RECORD EXTRACTS
* * * * * * * * *

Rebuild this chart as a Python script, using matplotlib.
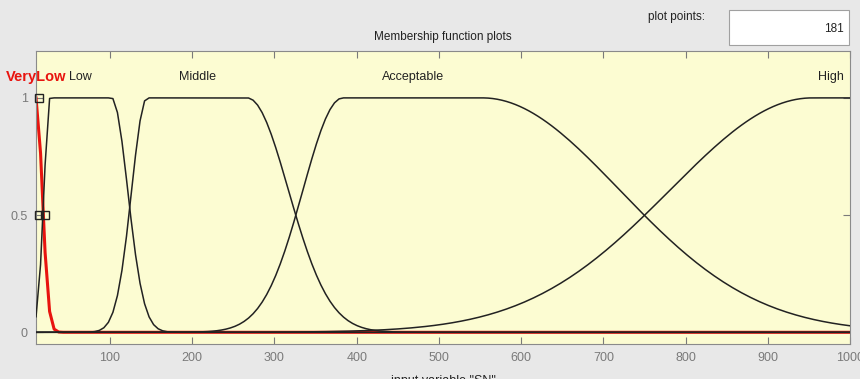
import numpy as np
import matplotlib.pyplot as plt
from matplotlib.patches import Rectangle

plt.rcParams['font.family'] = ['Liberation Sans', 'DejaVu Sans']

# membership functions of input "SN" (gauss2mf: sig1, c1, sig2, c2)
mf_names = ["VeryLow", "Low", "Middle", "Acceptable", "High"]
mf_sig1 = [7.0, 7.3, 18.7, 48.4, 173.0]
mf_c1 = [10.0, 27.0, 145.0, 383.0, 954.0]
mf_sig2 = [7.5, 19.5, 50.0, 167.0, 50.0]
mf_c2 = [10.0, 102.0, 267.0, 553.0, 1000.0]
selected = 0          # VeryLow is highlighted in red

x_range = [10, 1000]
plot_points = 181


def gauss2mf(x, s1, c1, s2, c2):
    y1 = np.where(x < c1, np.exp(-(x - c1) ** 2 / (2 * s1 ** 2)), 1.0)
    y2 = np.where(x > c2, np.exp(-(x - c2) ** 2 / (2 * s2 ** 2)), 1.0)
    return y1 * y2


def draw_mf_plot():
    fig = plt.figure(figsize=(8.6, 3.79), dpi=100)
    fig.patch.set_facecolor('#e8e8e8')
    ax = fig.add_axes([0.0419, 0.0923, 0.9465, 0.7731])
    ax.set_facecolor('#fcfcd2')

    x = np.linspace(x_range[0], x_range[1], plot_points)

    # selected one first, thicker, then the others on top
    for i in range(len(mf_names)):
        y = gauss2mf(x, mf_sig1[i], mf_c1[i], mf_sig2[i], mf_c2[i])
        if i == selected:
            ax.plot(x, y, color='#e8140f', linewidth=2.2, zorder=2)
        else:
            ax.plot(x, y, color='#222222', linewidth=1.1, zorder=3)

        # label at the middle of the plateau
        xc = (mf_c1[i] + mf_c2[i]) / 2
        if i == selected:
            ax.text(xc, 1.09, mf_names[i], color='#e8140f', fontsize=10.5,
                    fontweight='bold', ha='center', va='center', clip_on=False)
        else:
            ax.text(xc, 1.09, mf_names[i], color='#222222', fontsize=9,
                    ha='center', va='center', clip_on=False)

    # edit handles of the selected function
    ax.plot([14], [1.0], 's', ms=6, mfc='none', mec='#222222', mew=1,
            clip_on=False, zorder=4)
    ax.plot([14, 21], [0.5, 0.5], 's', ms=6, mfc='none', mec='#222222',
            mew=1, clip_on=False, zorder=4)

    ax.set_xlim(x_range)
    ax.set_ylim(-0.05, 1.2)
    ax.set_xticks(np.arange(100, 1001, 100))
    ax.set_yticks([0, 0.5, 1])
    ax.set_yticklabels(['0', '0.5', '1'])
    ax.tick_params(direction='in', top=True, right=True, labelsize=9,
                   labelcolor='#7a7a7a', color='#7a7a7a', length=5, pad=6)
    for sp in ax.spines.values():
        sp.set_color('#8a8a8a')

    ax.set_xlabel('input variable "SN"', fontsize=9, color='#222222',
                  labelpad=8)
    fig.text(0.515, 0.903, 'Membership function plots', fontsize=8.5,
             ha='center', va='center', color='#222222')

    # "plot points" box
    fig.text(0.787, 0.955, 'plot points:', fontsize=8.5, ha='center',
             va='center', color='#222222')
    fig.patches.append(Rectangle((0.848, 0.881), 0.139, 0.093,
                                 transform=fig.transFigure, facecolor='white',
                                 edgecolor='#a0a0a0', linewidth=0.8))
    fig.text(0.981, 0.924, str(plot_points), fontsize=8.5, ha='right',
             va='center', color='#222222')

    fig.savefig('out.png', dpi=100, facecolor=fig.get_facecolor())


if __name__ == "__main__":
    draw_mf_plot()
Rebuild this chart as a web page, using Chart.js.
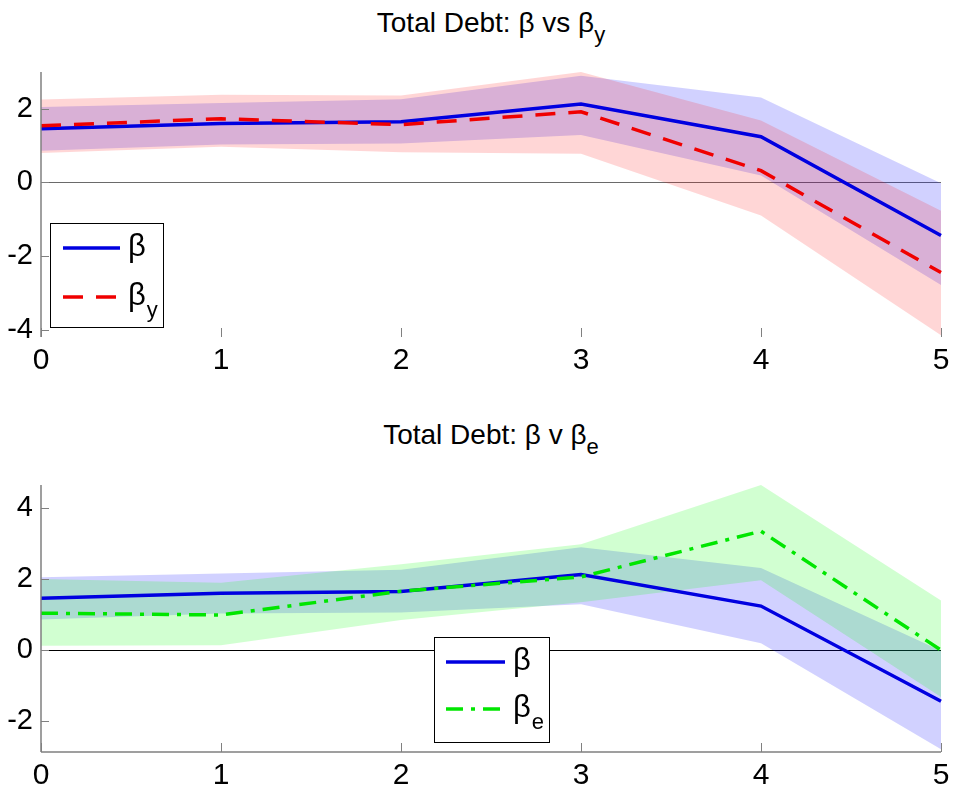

* * * * * * * * *

OBJECTIVE
Output the data exactly. Pictures don't belong in the result.

REPLY TO THE TASK
Rebuild this chart as a Python script, using matplotlib.
import numpy as np
import matplotlib.pyplot as plt
from matplotlib.patches import Rectangle

plt.rcParams['font.family'] = ['Liberation Sans', 'DejaVu Sans']

# membership functions of input "SN" (gauss2mf: sig1, c1, sig2, c2)
mf_names = ["VeryLow", "Low", "Middle", "Acceptable", "High"]
mf_sig1 = [7.0, 7.3, 18.7, 48.4, 173.0]
mf_c1 = [10.0, 27.0, 145.0, 383.0, 954.0]
mf_sig2 = [7.5, 19.5, 50.0, 167.0, 50.0]
mf_c2 = [10.0, 102.0, 267.0, 553.0, 1000.0]
selected = 0          # VeryLow is highlighted in red

x_range = [10, 1000]
plot_points = 181


def gauss2mf(x, s1, c1, s2, c2):
    y1 = np.where(x < c1, np.exp(-(x - c1) ** 2 / (2 * s1 ** 2)), 1.0)
    y2 = np.where(x > c2, np.exp(-(x - c2) ** 2 / (2 * s2 ** 2)), 1.0)
    return y1 * y2


def draw_mf_plot():
    fig = plt.figure(figsize=(8.6, 3.79), dpi=100)
    fig.patch.set_facecolor('#e8e8e8')
    ax = fig.add_axes([0.0419, 0.0923, 0.9465, 0.7731])
    ax.set_facecolor('#fcfcd2')

    x = np.linspace(x_range[0], x_range[1], plot_points)

    # selected one first, thicker, then the others on top
    for i in range(len(mf_names)):
        y = gauss2mf(x, mf_sig1[i], mf_c1[i], mf_sig2[i], mf_c2[i])
        if i == selected:
            ax.plot(x, y, color='#e8140f', linewidth=2.2, zorder=2)
        else:
            ax.plot(x, y, color='#222222', linewidth=1.1, zorder=3)

        # label at the middle of the plateau
        xc = (mf_c1[i] + mf_c2[i]) / 2
        if i == selected:
            ax.text(xc, 1.09, mf_names[i], color='#e8140f', fontsize=10.5,
                    fontweight='bold', ha='center', va='center', clip_on=False)
        else:
            ax.text(xc, 1.09, mf_names[i], color='#222222', fontsize=9,
                    ha='center', va='center', clip_on=False)

    # edit handles of the selected function
    ax.plot([14], [1.0], 's', ms=6, mfc='none', mec='#222222', mew=1,
            clip_on=False, zorder=4)
    ax.plot([14, 21], [0.5, 0.5], 's', ms=6, mfc='none', mec='#222222',
            mew=1, clip_on=False, zorder=4)

    ax.set_xlim(x_range)
    ax.set_ylim(-0.05, 1.2)
    ax.set_xticks(np.arange(100, 1001, 100))
    ax.set_yticks([0, 0.5, 1])
    ax.set_yticklabels(['0', '0.5', '1'])
    ax.tick_params(direction='in', top=True, right=True, labelsize=9,
                   labelcolor='#7a7a7a', color='#7a7a7a', length=5, pad=6)
    for sp in ax.spines.values():
        sp.set_color('#8a8a8a')

    ax.set_xlabel('input variable "SN"', fontsize=9, color='#222222',
                  labelpad=8)
    fig.text(0.515, 0.903, 'Membership function plots', fontsize=8.5,
             ha='center', va='center', color='#222222')

    # "plot points" box
    fig.text(0.787, 0.955, 'plot points:', fontsize=8.5, ha='center',
             va='center', color='#222222')
    fig.patches.append(Rectangle((0.848, 0.881), 0.139, 0.093,
                                 transform=fig.transFigure, facecolor='white',
                                 edgecolor='#a0a0a0', linewidth=0.8))
    fig.text(0.981, 0.924, str(plot_points), fontsize=8.5, ha='right',
             va='center', color='#222222')

    fig.savefig('out.png', dpi=100, facecolor=fig.get_facecolor())


if __name__ == "__main__":
    draw_mf_plot()
Rebuild this chart as a web page, using Chart.js.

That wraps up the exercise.